__WHAT IS EXPECTED__: Reproduce the listing below exactly. Pictures do not belong in the copy.

__GIVEN INFORMATION__:
(begin)

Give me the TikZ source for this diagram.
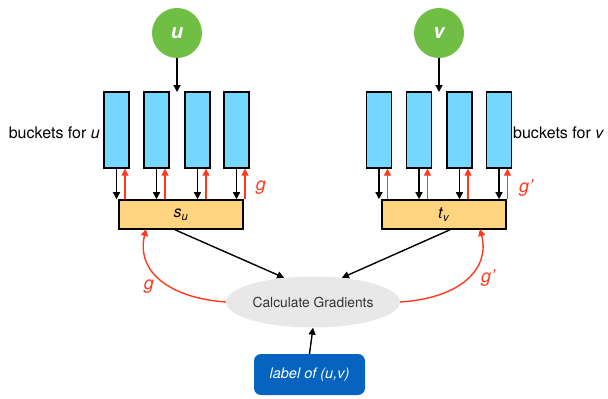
\documentclass[tikz,border=0pt]{standalone}
\usepackage{fontspec}
\setmainfont{TeX Gyre Heros}
\usetikzlibrary{arrows.meta,shapes.geometric}
\definecolor{cgreen}{RGB}{112,190,68}
\definecolor{cbucket}{RGB}{117,214,255}
\definecolor{cbox}{RGB}{255,212,128}
\definecolor{cred}{RGB}{255,56,30}
\definecolor{cblue}{RGB}{6,100,192}
\definecolor{cgray}{RGB}{232,232,232}
\begin{document}
\begin{tikzpicture}[x=1pt,y=-1pt,
  circ/.style={circle,fill=cgreen,minimum size=50pt,inner sep=0pt,text=white,font=\fontsize{20}{22}\selectfont\bfseries\itshape},
  bucket/.style={rectangle,draw=black,line width=1.4pt,fill=cbucket,minimum width=25pt,minimum height=76pt,inner sep=0pt},
  emb/.style={rectangle,draw=black,line width=1.6pt,fill=cbox,minimum width=124pt,minimum height=29pt,inner sep=0pt,font=\fontsize{16}{19}\selectfont},
  blk/.style={draw=black,line width=1.4pt,-{Triangle[length=7pt,width=7pt]}},
  redarr/.style={draw=cred,line width=1.4pt,-{Triangle[length=7pt,width=7pt]}},
  glab/.style={text=cred,font=\fontsize{18}{21}\selectfont\itshape,inner sep=0pt},
  txt/.style={font=\fontsize{16}{19}\selectfont,inner sep=0pt}]
\useasboundingbox (0,0) rectangle (608,399);

% top circles
\node[circ] (u) at (177,33) {u};
\node[circ] (v) at (439,33) {v};
\coordinate (ut) at (177,92);
\coordinate (vt) at (439,92);
\draw[blk] (u.south) -- (ut);
\draw[blk] (v.south) -- (vt);

% buckets
\node[bucket] (bu1) at (116.5,130) {};
\node[bucket] (bu2) at (156.5,130) {};
\node[bucket] (bu3) at (197.5,130) {};
\node[bucket] (bu4) at (236.5,130) {};
\node[bucket] (bv1) at (379,130) {};
\node[bucket] (bv2) at (419,130) {};
\node[bucket] (bv3) at (459.5,130) {};
\node[bucket] (bv4) at (499,130) {};

\node[txt,anchor=east] (lu) at (100,133) {buckets for \textit{u}};
\node[txt,anchor=west] (lv) at (513,133) {buckets for \textit{v}};

% embedding boxes
\node[emb] (su) at (181,214.5) {\textit{s}\textsubscript{\textit{u}}};
\node[emb] (tv) at (444,214.5) {\textit{t}\textsubscript{\textit{v}}};

\foreach \b in {bu1,bu2,bu3,bu4}{
  \draw[blk] (\b.south) -- (\b.south |- su.north);
  \draw[redarr] ([xshift=8.5pt]\b.south |- su.north) -- ([xshift=8.5pt]\b.south);
}
\foreach \b in {bv1,bv2,bv3,bv4}{
  \draw[blk] (\b.south) -- (\b.south |- tv.north);
  \draw[redarr] ([xshift=8.5pt]\b.south |- tv.north) -- ([xshift=8.5pt]\b.south);
}
\node[glab] (g1) at (261,188) {g};
\node[glab] (g2) at (526,188) {g’};

% gradient ellipse
\node[ellipse,fill=cgray,minimum width=174pt,minimum height=51pt,inner sep=0pt,font=\fontsize{13.8}{16}\selectfont,text={black!80}] (cg) at (313,302) {Calculate Gradients};

\draw[blk] ([xshift=-6pt]su.south) -- (cg.140);
\draw[blk] ([xshift=6pt]tv.south) -- (cg.40);

\coordinate (su1) at (146,229);
\coordinate (tv1) at (480,229);
\draw[redarr] (cg.west) .. controls (170,298) and (136,272) .. (su1);
\draw[redarr] (cg.east) .. controls (462,298) and (490,268) .. (tv1);
\node[glab] (g3) at (149,287) {g};
\node[glab] (g4) at (488,278) {g’};

% label box
\node[rectangle,rounded corners=7pt,fill=cblue,minimum width=111pt,minimum height=41pt,inner sep=0pt,text=white,font=\fontsize{14.5}{17}\selectfont\itshape] (lab) at (309.5,374.5) {label of (u,v)};
\draw[blk] (lab.north) -- (cg.south);
\end{tikzpicture}
\end{document}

(end)

__FULL ANSWER__:
Give me the TikZ source for this diagram.
\documentclass[tikz,border=0pt]{standalone}
\usepackage{fontspec}
\setmainfont{TeX Gyre Heros}
\usetikzlibrary{arrows.meta,shapes.geometric}
\definecolor{cgreen}{RGB}{112,190,68}
\definecolor{cbucket}{RGB}{117,214,255}
\definecolor{cbox}{RGB}{255,212,128}
\definecolor{cred}{RGB}{255,56,30}
\definecolor{cblue}{RGB}{6,100,192}
\definecolor{cgray}{RGB}{232,232,232}
\begin{document}
\begin{tikzpicture}[x=1pt,y=-1pt,
  circ/.style={circle,fill=cgreen,minimum size=50pt,inner sep=0pt,text=white,font=\fontsize{20}{22}\selectfont\bfseries\itshape},
  bucket/.style={rectangle,draw=black,line width=1.4pt,fill=cbucket,minimum width=25pt,minimum height=76pt,inner sep=0pt},
  emb/.style={rectangle,draw=black,line width=1.6pt,fill=cbox,minimum width=124pt,minimum height=29pt,inner sep=0pt,font=\fontsize{16}{19}\selectfont},
  blk/.style={draw=black,line width=1.4pt,-{Triangle[length=7pt,width=7pt]}},
  redarr/.style={draw=cred,line width=1.4pt,-{Triangle[length=7pt,width=7pt]}},
  glab/.style={text=cred,font=\fontsize{18}{21}\selectfont\itshape,inner sep=0pt},
  txt/.style={font=\fontsize{16}{19}\selectfont,inner sep=0pt}]
\useasboundingbox (0,0) rectangle (608,399);

% top circles
\node[circ] (u) at (177,33) {u};
\node[circ] (v) at (439,33) {v};
\coordinate (ut) at (177,92);
\coordinate (vt) at (439,92);
\draw[blk] (u.south) -- (ut);
\draw[blk] (v.south) -- (vt);

% buckets
\node[bucket] (bu1) at (116.5,130) {};
\node[bucket] (bu2) at (156.5,130) {};
\node[bucket] (bu3) at (197.5,130) {};
\node[bucket] (bu4) at (236.5,130) {};
\node[bucket] (bv1) at (379,130) {};
\node[bucket] (bv2) at (419,130) {};
\node[bucket] (bv3) at (459.5,130) {};
\node[bucket] (bv4) at (499,130) {};

\node[txt,anchor=east] (lu) at (100,133) {buckets for \textit{u}};
\node[txt,anchor=west] (lv) at (513,133) {buckets for \textit{v}};

% embedding boxes
\node[emb] (su) at (181,214.5) {\textit{s}\textsubscript{\textit{u}}};
\node[emb] (tv) at (444,214.5) {\textit{t}\textsubscript{\textit{v}}};

\foreach \b in {bu1,bu2,bu3,bu4}{
  \draw[blk] (\b.south) -- (\b.south |- su.north);
  \draw[redarr] ([xshift=8.5pt]\b.south |- su.north) -- ([xshift=8.5pt]\b.south);
}
\foreach \b in {bv1,bv2,bv3,bv4}{
  \draw[blk] (\b.south) -- (\b.south |- tv.north);
  \draw[redarr] ([xshift=8.5pt]\b.south |- tv.north) -- ([xshift=8.5pt]\b.south);
}
\node[glab] (g1) at (261,188) {g};
\node[glab] (g2) at (526,188) {g’};

% gradient ellipse
\node[ellipse,fill=cgray,minimum width=174pt,minimum height=51pt,inner sep=0pt,font=\fontsize{13.8}{16}\selectfont,text={black!80}] (cg) at (313,302) {Calculate Gradients};

\draw[blk] ([xshift=-6pt]su.south) -- (cg.140);
\draw[blk] ([xshift=6pt]tv.south) -- (cg.40);

\coordinate (su1) at (146,229);
\coordinate (tv1) at (480,229);
\draw[redarr] (cg.west) .. controls (170,298) and (136,272) .. (su1);
\draw[redarr] (cg.east) .. controls (462,298) and (490,268) .. (tv1);
\node[glab] (g3) at (149,287) {g};
\node[glab] (g4) at (488,278) {g’};

% label box
\node[rectangle,rounded corners=7pt,fill=cblue,minimum width=111pt,minimum height=41pt,inner sep=0pt,text=white,font=\fontsize{14.5}{17}\selectfont\itshape] (lab) at (309.5,374.5) {label of (u,v)};
\draw[blk] (lab.north) -- (cg.south);
\end{tikzpicture}
\end{document}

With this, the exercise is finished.